**BRIEF:** Everything in the data should be repeated exactly, save for the images.
** start **
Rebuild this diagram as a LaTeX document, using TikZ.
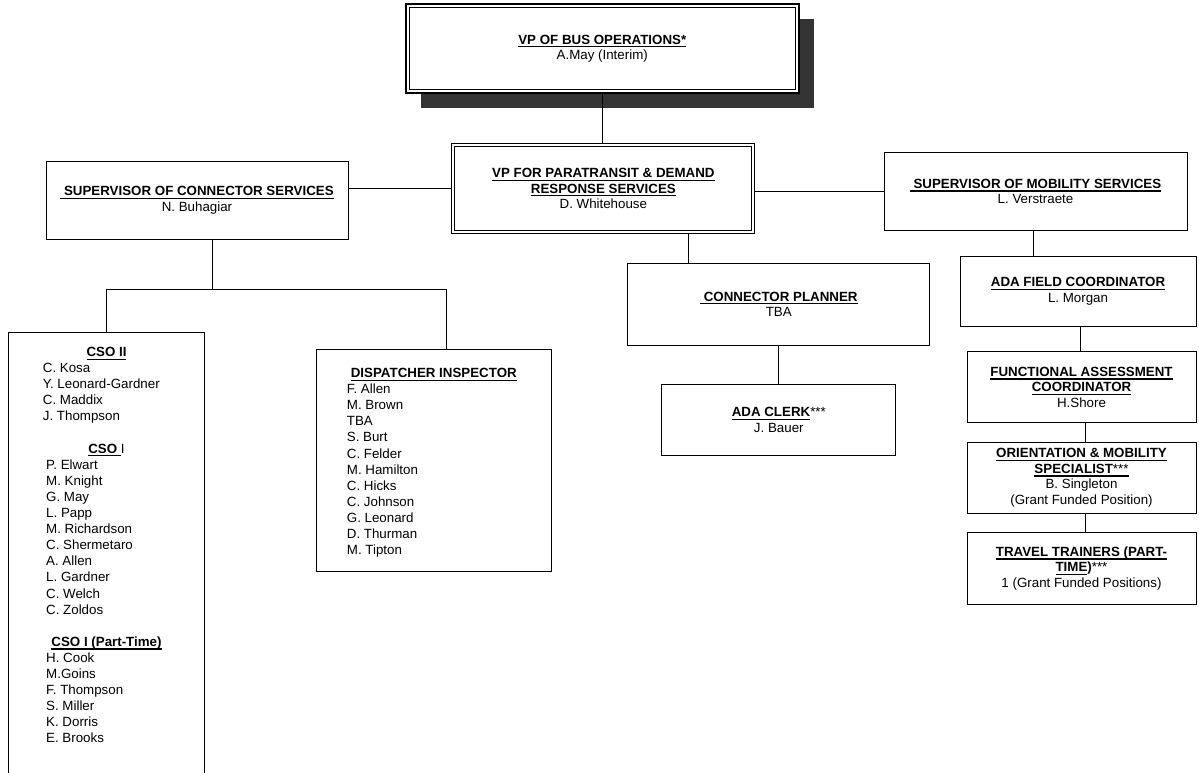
\documentclass[tikz,border=0pt]{standalone}
\usepackage{fontspec}
\setmainfont{Liberation Sans}
\usetikzlibrary{shadows}
\newcommand\fsz{\fontsize{13.33}{15.5}\selectfont}
\newsavebox\myulbox
\newcommand\myul[1]{\sbox\myulbox{\bfseries #1}\rlap{\raisebox{-3.3pt}{\rule{\wd\myulbox}{1.3pt}}}\usebox\myulbox}
\begin{document}
\begin{tikzpicture}[x=1pt,y=-1pt,
  box/.style={draw, fill=white, inner sep=0pt, align=center, font=\fsz, line width=1pt},
  conn/.style={draw, line width=1pt},
  item/.style={anchor=base west, inner sep=0pt, font=\fsz},
  hdr/.style={anchor=base, inner sep=0pt, font=\fsz},
  topbox/.style={box, line width=2pt,
    drop shadow={shadow xshift=15pt, shadow yshift=-15pt, fill=black!80, opacity=1, draw=none},
    path picture={\draw[line width=0.8pt]
      ([xshift=3.3pt,yshift=-3.3pt]path picture bounding box.north west) rectangle
      ([xshift=-3.3pt,yshift=3.3pt]path picture bounding box.south east);}},
  dblbox/.style={box, line width=0.9pt,
    path picture={\draw[line width=0.9pt]
      ([xshift=3pt,yshift=-3pt]path picture bounding box.north west) rectangle
      ([xshift=-3pt,yshift=3pt]path picture bounding box.south east);}}]
\useasboundingbox (0,0) rectangle (1199,773);
\clip (0,0) rectangle (1199,773);

% boxes
\node[topbox, minimum width=392.5pt, minimum height=89pt] (top) at (602.25,48.5)
  {\myul{VP OF BUS OPERATIONS*}\\A.May (Interim)};
\node[dblbox, minimum width=303pt, minimum height=90.5pt] (vp) at (603.35,188.6)
  {\myul{VP FOR PARATRANSIT \& DEMAND}\\\myul{RESPONSE SERVICES}\\D. Whitehouse};
\node[box, minimum width=302pt, minimum height=78pt] (lsup) at (197,200)
  {\myul{\ SUPERVISOR OF CONNECTOR SERVICES}\\N. Buhagiar};
\node[box, minimum width=303pt, minimum height=77.3pt] (rsup) at (1035.5,191.4)
  {\myul{\ SUPERVISOR OF MOBILITY SERVICES}\\L. Verstraete};
\node[box, minimum width=302.3pt, minimum height=81.7pt] (cp) at (778.8,304.2)
  {\myul{\ CONNECTOR PLANNER}\\TBA};
\node[box, minimum width=234.3pt, minimum height=71.4pt] (clerk) at (778.8,420)
  {\myul{ADA CLERK}***\\J. Bauer};
\node[box, minimum width=236pt, minimum height=70pt] (adaf) at (1078,291)
  {\myul{ADA FIELD COORDINATOR}\\L. Morgan};
\node[box, minimum width=229pt, minimum height=71pt] (fa) at (1081.5,387.2)
  {\myul{FUNCTIONAL ASSESSMENT}\\\myul{COORDINATOR}\\H.Shore};
\node[box, minimum width=229pt, minimum height=71.3pt] (om) at (1081.5,477.7)
  {\myul{ORIENTATION \& MOBILITY}\\\myul{SPECIALIST{\mdseries***}}\\B. Singleton\\(Grant Funded Position)};
\node[box, minimum width=229pt, minimum height=71.6pt] (tt) at (1081.5,568.5)
  {\myul{TRAVEL TRAINERS (PART-}\\\myul{TIME}\textbf{)}***\\1 (Grant Funded Positions)};
\node[box, minimum width=196pt, minimum height=470pt, anchor=north] (cso) at (106.3,331.7) {};
\node[box, minimum width=235pt, minimum height=222.7pt] (disp) at (434.2,460.6) {};

% connectors
\draw[conn] (top.south) -- (top.south |- vp.north);
\draw[conn] (vp.west) -- (vp.west -| lsup.east);
\draw[conn] (vp.east |- rsup.west) -- (rsup.west);
\draw[conn] ([xshift=-90.8pt]cp.north) -- ([xshift=-90.8pt]cp.north |- vp.south);
\draw[conn] (cp.south) -- (clerk.north);
\draw[conn] ([xshift=-2.5pt]rsup.south) -- ([xshift=-2.5pt]rsup.south |- adaf.north);
\draw[conn] ([xshift=2pt]adaf.south) -- ([xshift=2pt]adaf.south |- fa.north);
\draw[conn] ([xshift=3.5pt]fa.south) -- ([xshift=3.5pt]fa.south |- om.north);
\draw[conn] ([xshift=3.5pt]om.south) -- ([xshift=3.5pt]om.south |- tt.north);
\path ([xshift=15.5pt]lsup.south) ++(0,50.3) coordinate (bj);
\draw[conn] ([xshift=15.5pt]lsup.south) -- (bj);
\draw[conn] (cso.north) |- (bj) -| ([xshift=12.5pt]disp.north);

% CSO list
\node[hdr] (csoh1) at (106.5,356.5) {\myul{CSO II}};
\foreach \t [count=\i from 1] in {C. Kosa, Y. Leonard-Gardner, C. Maddix, J. Thompson}
  \node[item] (csoA\i) at (42.7, 356.5+16.1*\i) {\t};
\node[hdr] (csoh2) at (106.5,453.1) {\myul{CSO }I};
\foreach \t [count=\i from 7] in {P. Elwart, M. Knight, G. May, L. Papp, M. Richardson, C. Shermetaro, A. Allen, L. Gardner, C. Welch, C. Zoldos}
  \node[item] (csoB\i) at (46, 356.5+16.1*\i) {\t};
\node[hdr] (csoh3) at (106.5,646.3) {\myul{CSO I (Part-Time)}};
\foreach \t [count=\i from 19] in {H. Cook, M.Goins, F. Thompson, S. Miller, K. Dorris, E. Brooks}
  \node[item] (csoC\i) at (46, 356.5+16.1*\i) {\t};

% Dispatcher list
\node[hdr] (disph) at (433.8,377.5) {\myul{DISPATCHER INSPECTOR}};
\foreach \t [count=\i from 1] in {F. Allen, M. Brown, TBA, S. Burt, C. Felder, M. Hamilton, C. Hicks, C. Johnson, G. Leonard, D. Thurman, M. Tipton}
  \node[item] (dispA\i) at (346.7, 377.5+16.1*\i) {\t};
\end{tikzpicture}
\end{document}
** end **
**TASK SOLUTION:**
Rebuild this diagram as a LaTeX document, using TikZ.
\documentclass[tikz,border=0pt]{standalone}
\usepackage{fontspec}
\setmainfont{Liberation Sans}
\usetikzlibrary{shadows}
\newcommand\fsz{\fontsize{13.33}{15.5}\selectfont}
\newsavebox\myulbox
\newcommand\myul[1]{\sbox\myulbox{\bfseries #1}\rlap{\raisebox{-3.3pt}{\rule{\wd\myulbox}{1.3pt}}}\usebox\myulbox}
\begin{document}
\begin{tikzpicture}[x=1pt,y=-1pt,
  box/.style={draw, fill=white, inner sep=0pt, align=center, font=\fsz, line width=1pt},
  conn/.style={draw, line width=1pt},
  item/.style={anchor=base west, inner sep=0pt, font=\fsz},
  hdr/.style={anchor=base, inner sep=0pt, font=\fsz},
  topbox/.style={box, line width=2pt,
    drop shadow={shadow xshift=15pt, shadow yshift=-15pt, fill=black!80, opacity=1, draw=none},
    path picture={\draw[line width=0.8pt]
      ([xshift=3.3pt,yshift=-3.3pt]path picture bounding box.north west) rectangle
      ([xshift=-3.3pt,yshift=3.3pt]path picture bounding box.south east);}},
  dblbox/.style={box, line width=0.9pt,
    path picture={\draw[line width=0.9pt]
      ([xshift=3pt,yshift=-3pt]path picture bounding box.north west) rectangle
      ([xshift=-3pt,yshift=3pt]path picture bounding box.south east);}}]
\useasboundingbox (0,0) rectangle (1199,773);
\clip (0,0) rectangle (1199,773);

% boxes
\node[topbox, minimum width=392.5pt, minimum height=89pt] (top) at (602.25,48.5)
  {\myul{VP OF BUS OPERATIONS*}\\A.May (Interim)};
\node[dblbox, minimum width=303pt, minimum height=90.5pt] (vp) at (603.35,188.6)
  {\myul{VP FOR PARATRANSIT \& DEMAND}\\\myul{RESPONSE SERVICES}\\D. Whitehouse};
\node[box, minimum width=302pt, minimum height=78pt] (lsup) at (197,200)
  {\myul{\ SUPERVISOR OF CONNECTOR SERVICES}\\N. Buhagiar};
\node[box, minimum width=303pt, minimum height=77.3pt] (rsup) at (1035.5,191.4)
  {\myul{\ SUPERVISOR OF MOBILITY SERVICES}\\L. Verstraete};
\node[box, minimum width=302.3pt, minimum height=81.7pt] (cp) at (778.8,304.2)
  {\myul{\ CONNECTOR PLANNER}\\TBA};
\node[box, minimum width=234.3pt, minimum height=71.4pt] (clerk) at (778.8,420)
  {\myul{ADA CLERK}***\\J. Bauer};
\node[box, minimum width=236pt, minimum height=70pt] (adaf) at (1078,291)
  {\myul{ADA FIELD COORDINATOR}\\L. Morgan};
\node[box, minimum width=229pt, minimum height=71pt] (fa) at (1081.5,387.2)
  {\myul{FUNCTIONAL ASSESSMENT}\\\myul{COORDINATOR}\\H.Shore};
\node[box, minimum width=229pt, minimum height=71.3pt] (om) at (1081.5,477.7)
  {\myul{ORIENTATION \& MOBILITY}\\\myul{SPECIALIST{\mdseries***}}\\B. Singleton\\(Grant Funded Position)};
\node[box, minimum width=229pt, minimum height=71.6pt] (tt) at (1081.5,568.5)
  {\myul{TRAVEL TRAINERS (PART-}\\\myul{TIME}\textbf{)}***\\1 (Grant Funded Positions)};
\node[box, minimum width=196pt, minimum height=470pt, anchor=north] (cso) at (106.3,331.7) {};
\node[box, minimum width=235pt, minimum height=222.7pt] (disp) at (434.2,460.6) {};

% connectors
\draw[conn] (top.south) -- (top.south |- vp.north);
\draw[conn] (vp.west) -- (vp.west -| lsup.east);
\draw[conn] (vp.east |- rsup.west) -- (rsup.west);
\draw[conn] ([xshift=-90.8pt]cp.north) -- ([xshift=-90.8pt]cp.north |- vp.south);
\draw[conn] (cp.south) -- (clerk.north);
\draw[conn] ([xshift=-2.5pt]rsup.south) -- ([xshift=-2.5pt]rsup.south |- adaf.north);
\draw[conn] ([xshift=2pt]adaf.south) -- ([xshift=2pt]adaf.south |- fa.north);
\draw[conn] ([xshift=3.5pt]fa.south) -- ([xshift=3.5pt]fa.south |- om.north);
\draw[conn] ([xshift=3.5pt]om.south) -- ([xshift=3.5pt]om.south |- tt.north);
\path ([xshift=15.5pt]lsup.south) ++(0,50.3) coordinate (bj);
\draw[conn] ([xshift=15.5pt]lsup.south) -- (bj);
\draw[conn] (cso.north) |- (bj) -| ([xshift=12.5pt]disp.north);

% CSO list
\node[hdr] (csoh1) at (106.5,356.5) {\myul{CSO II}};
\foreach \t [count=\i from 1] in {C. Kosa, Y. Leonard-Gardner, C. Maddix, J. Thompson}
  \node[item] (csoA\i) at (42.7, 356.5+16.1*\i) {\t};
\node[hdr] (csoh2) at (106.5,453.1) {\myul{CSO }I};
\foreach \t [count=\i from 7] in {P. Elwart, M. Knight, G. May, L. Papp, M. Richardson, C. Shermetaro, A. Allen, L. Gardner, C. Welch, C. Zoldos}
  \node[item] (csoB\i) at (46, 356.5+16.1*\i) {\t};
\node[hdr] (csoh3) at (106.5,646.3) {\myul{CSO I (Part-Time)}};
\foreach \t [count=\i from 19] in {H. Cook, M.Goins, F. Thompson, S. Miller, K. Dorris, E. Brooks}
  \node[item] (csoC\i) at (46, 356.5+16.1*\i) {\t};

% Dispatcher list
\node[hdr] (disph) at (433.8,377.5) {\myul{DISPATCHER INSPECTOR}};
\foreach \t [count=\i from 1] in {F. Allen, M. Brown, TBA, S. Burt, C. Felder, M. Hamilton, C. Hicks, C. Johnson, G. Leonard, D. Thurman, M. Tipton}
  \node[item] (dispA\i) at (346.7, 377.5+16.1*\i) {\t};
\end{tikzpicture}
\end{document}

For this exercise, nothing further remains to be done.